=== Supplied information ===

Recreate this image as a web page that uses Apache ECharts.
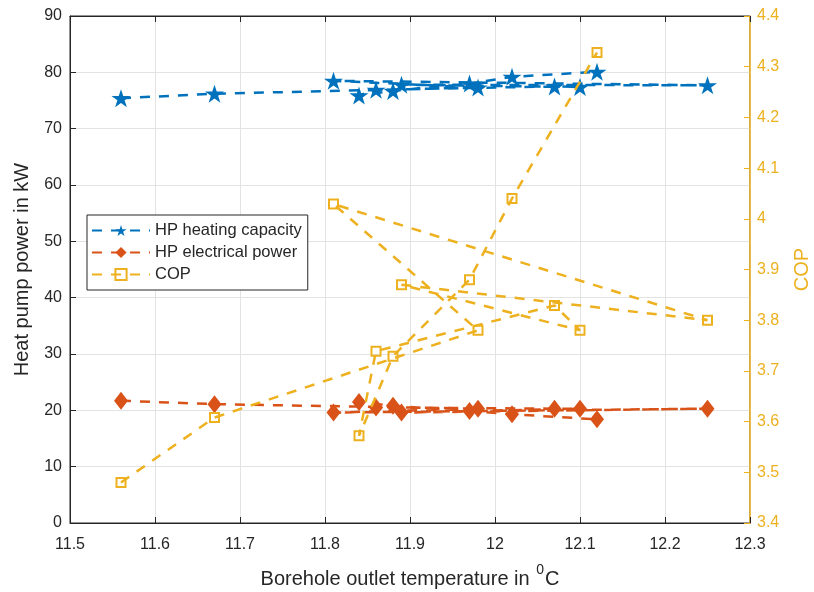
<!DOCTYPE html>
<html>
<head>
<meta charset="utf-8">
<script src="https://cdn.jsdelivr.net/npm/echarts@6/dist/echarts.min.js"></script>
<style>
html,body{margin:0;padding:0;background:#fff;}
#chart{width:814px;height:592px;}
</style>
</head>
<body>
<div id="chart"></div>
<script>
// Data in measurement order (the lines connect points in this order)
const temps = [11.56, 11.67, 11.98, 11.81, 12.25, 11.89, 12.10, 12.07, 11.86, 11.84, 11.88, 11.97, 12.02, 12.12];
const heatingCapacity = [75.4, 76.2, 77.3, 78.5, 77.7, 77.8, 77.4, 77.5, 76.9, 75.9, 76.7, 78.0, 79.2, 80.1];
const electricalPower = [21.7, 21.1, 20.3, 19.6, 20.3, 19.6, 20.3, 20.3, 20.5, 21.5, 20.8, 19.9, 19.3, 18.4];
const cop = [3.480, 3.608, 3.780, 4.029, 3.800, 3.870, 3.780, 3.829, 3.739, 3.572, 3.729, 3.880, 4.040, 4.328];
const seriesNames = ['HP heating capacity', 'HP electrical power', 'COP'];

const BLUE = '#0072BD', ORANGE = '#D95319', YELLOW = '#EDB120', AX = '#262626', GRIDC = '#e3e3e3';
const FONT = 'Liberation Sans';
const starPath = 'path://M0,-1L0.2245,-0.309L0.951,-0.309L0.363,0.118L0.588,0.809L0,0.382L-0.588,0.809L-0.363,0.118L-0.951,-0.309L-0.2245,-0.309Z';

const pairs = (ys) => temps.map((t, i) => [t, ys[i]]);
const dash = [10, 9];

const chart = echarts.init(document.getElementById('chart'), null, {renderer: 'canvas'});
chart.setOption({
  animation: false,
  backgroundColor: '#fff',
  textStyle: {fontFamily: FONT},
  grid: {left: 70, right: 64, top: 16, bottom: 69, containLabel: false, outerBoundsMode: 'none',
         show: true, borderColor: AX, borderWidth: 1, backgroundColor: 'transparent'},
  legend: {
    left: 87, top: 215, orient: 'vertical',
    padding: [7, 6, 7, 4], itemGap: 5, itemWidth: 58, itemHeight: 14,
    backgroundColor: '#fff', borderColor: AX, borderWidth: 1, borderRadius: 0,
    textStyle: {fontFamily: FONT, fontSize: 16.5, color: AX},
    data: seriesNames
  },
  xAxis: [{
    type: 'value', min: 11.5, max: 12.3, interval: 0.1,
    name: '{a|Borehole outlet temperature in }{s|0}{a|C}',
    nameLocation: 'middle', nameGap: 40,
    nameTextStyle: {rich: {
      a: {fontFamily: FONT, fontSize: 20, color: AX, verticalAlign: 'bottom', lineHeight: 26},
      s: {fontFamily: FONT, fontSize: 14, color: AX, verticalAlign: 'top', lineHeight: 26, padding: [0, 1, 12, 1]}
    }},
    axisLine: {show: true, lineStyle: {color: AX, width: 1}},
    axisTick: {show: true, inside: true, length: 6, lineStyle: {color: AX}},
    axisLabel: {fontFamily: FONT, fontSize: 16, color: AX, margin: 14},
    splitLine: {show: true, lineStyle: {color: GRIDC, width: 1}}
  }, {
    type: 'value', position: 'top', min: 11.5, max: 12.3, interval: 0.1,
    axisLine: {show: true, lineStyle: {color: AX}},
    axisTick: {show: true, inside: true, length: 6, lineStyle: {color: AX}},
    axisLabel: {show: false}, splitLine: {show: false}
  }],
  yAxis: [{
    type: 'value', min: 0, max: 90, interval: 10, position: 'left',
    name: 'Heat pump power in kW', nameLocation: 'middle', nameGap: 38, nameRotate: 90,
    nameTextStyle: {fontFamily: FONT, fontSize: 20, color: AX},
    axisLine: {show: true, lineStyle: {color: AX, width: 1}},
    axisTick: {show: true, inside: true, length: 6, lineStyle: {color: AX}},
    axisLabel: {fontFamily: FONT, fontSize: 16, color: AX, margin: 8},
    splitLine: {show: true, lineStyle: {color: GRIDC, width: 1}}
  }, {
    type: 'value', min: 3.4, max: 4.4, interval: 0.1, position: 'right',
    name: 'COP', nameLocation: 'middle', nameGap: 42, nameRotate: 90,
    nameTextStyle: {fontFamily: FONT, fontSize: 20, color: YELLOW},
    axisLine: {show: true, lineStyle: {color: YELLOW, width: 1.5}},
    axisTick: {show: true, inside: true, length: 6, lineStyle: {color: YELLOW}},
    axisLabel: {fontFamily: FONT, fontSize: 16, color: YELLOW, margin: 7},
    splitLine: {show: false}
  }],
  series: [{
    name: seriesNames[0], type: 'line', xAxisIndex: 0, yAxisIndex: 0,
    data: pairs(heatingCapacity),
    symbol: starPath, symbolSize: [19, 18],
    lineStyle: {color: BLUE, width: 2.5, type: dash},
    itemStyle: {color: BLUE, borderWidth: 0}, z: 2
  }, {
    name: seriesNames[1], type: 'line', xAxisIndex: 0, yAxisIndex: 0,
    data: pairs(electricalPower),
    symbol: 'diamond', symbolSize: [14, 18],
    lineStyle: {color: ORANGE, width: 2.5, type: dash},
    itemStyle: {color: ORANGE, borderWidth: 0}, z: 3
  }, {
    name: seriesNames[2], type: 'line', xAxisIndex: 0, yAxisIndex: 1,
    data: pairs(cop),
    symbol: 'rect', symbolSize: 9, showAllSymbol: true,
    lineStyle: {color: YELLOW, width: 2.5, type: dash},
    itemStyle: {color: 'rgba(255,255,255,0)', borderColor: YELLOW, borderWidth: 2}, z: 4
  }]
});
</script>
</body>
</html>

===

_Short task_
Quote all the lines above exactly as given. Do not include the pictures.

_Result_
Recreate this image as a web page that uses Apache ECharts.
<!DOCTYPE html>
<html>
<head>
<meta charset="utf-8">
<script src="https://cdn.jsdelivr.net/npm/echarts@6/dist/echarts.min.js"></script>
<style>
html,body{margin:0;padding:0;background:#fff;}
#chart{width:814px;height:592px;}
</style>
</head>
<body>
<div id="chart"></div>
<script>
// Data in measurement order (the lines connect points in this order)
const temps = [11.56, 11.67, 11.98, 11.81, 12.25, 11.89, 12.10, 12.07, 11.86, 11.84, 11.88, 11.97, 12.02, 12.12];
const heatingCapacity = [75.4, 76.2, 77.3, 78.5, 77.7, 77.8, 77.4, 77.5, 76.9, 75.9, 76.7, 78.0, 79.2, 80.1];
const electricalPower = [21.7, 21.1, 20.3, 19.6, 20.3, 19.6, 20.3, 20.3, 20.5, 21.5, 20.8, 19.9, 19.3, 18.4];
const cop = [3.480, 3.608, 3.780, 4.029, 3.800, 3.870, 3.780, 3.829, 3.739, 3.572, 3.729, 3.880, 4.040, 4.328];
const seriesNames = ['HP heating capacity', 'HP electrical power', 'COP'];

const BLUE = '#0072BD', ORANGE = '#D95319', YELLOW = '#EDB120', AX = '#262626', GRIDC = '#e3e3e3';
const FONT = 'Liberation Sans';
const starPath = 'path://M0,-1L0.2245,-0.309L0.951,-0.309L0.363,0.118L0.588,0.809L0,0.382L-0.588,0.809L-0.363,0.118L-0.951,-0.309L-0.2245,-0.309Z';

const pairs = (ys) => temps.map((t, i) => [t, ys[i]]);
const dash = [10, 9];

const chart = echarts.init(document.getElementById('chart'), null, {renderer: 'canvas'});
chart.setOption({
  animation: false,
  backgroundColor: '#fff',
  textStyle: {fontFamily: FONT},
  grid: {left: 70, right: 64, top: 16, bottom: 69, containLabel: false, outerBoundsMode: 'none',
         show: true, borderColor: AX, borderWidth: 1, backgroundColor: 'transparent'},
  legend: {
    left: 87, top: 215, orient: 'vertical',
    padding: [7, 6, 7, 4], itemGap: 5, itemWidth: 58, itemHeight: 14,
    backgroundColor: '#fff', borderColor: AX, borderWidth: 1, borderRadius: 0,
    textStyle: {fontFamily: FONT, fontSize: 16.5, color: AX},
    data: seriesNames
  },
  xAxis: [{
    type: 'value', min: 11.5, max: 12.3, interval: 0.1,
    name: '{a|Borehole outlet temperature in }{s|0}{a|C}',
    nameLocation: 'middle', nameGap: 40,
    nameTextStyle: {rich: {
      a: {fontFamily: FONT, fontSize: 20, color: AX, verticalAlign: 'bottom', lineHeight: 26},
      s: {fontFamily: FONT, fontSize: 14, color: AX, verticalAlign: 'top', lineHeight: 26, padding: [0, 1, 12, 1]}
    }},
    axisLine: {show: true, lineStyle: {color: AX, width: 1}},
    axisTick: {show: true, inside: true, length: 6, lineStyle: {color: AX}},
    axisLabel: {fontFamily: FONT, fontSize: 16, color: AX, margin: 14},
    splitLine: {show: true, lineStyle: {color: GRIDC, width: 1}}
  }, {
    type: 'value', position: 'top', min: 11.5, max: 12.3, interval: 0.1,
    axisLine: {show: true, lineStyle: {color: AX}},
    axisTick: {show: true, inside: true, length: 6, lineStyle: {color: AX}},
    axisLabel: {show: false}, splitLine: {show: false}
  }],
  yAxis: [{
    type: 'value', min: 0, max: 90, interval: 10, position: 'left',
    name: 'Heat pump power in kW', nameLocation: 'middle', nameGap: 38, nameRotate: 90,
    nameTextStyle: {fontFamily: FONT, fontSize: 20, color: AX},
    axisLine: {show: true, lineStyle: {color: AX, width: 1}},
    axisTick: {show: true, inside: true, length: 6, lineStyle: {color: AX}},
    axisLabel: {fontFamily: FONT, fontSize: 16, color: AX, margin: 8},
    splitLine: {show: true, lineStyle: {color: GRIDC, width: 1}}
  }, {
    type: 'value', min: 3.4, max: 4.4, interval: 0.1, position: 'right',
    name: 'COP', nameLocation: 'middle', nameGap: 42, nameRotate: 90,
    nameTextStyle: {fontFamily: FONT, fontSize: 20, color: YELLOW},
    axisLine: {show: true, lineStyle: {color: YELLOW, width: 1.5}},
    axisTick: {show: true, inside: true, length: 6, lineStyle: {color: YELLOW}},
    axisLabel: {fontFamily: FONT, fontSize: 16, color: YELLOW, margin: 7},
    splitLine: {show: false}
  }],
  series: [{
    name: seriesNames[0], type: 'line', xAxisIndex: 0, yAxisIndex: 0,
    data: pairs(heatingCapacity),
    symbol: starPath, symbolSize: [19, 18],
    lineStyle: {color: BLUE, width: 2.5, type: dash},
    itemStyle: {color: BLUE, borderWidth: 0}, z: 2
  }, {
    name: seriesNames[1], type: 'line', xAxisIndex: 0, yAxisIndex: 0,
    data: pairs(electricalPower),
    symbol: 'diamond', symbolSize: [14, 18],
    lineStyle: {color: ORANGE, width: 2.5, type: dash},
    itemStyle: {color: ORANGE, borderWidth: 0}, z: 3
  }, {
    name: seriesNames[2], type: 'line', xAxisIndex: 0, yAxisIndex: 1,
    data: pairs(cop),
    symbol: 'rect', symbolSize: 9, showAllSymbol: true,
    lineStyle: {color: YELLOW, width: 2.5, type: dash},
    itemStyle: {color: 'rgba(255,255,255,0)', borderColor: YELLOW, borderWidth: 2}, z: 4
  }]
});
</script>
</body>
</html>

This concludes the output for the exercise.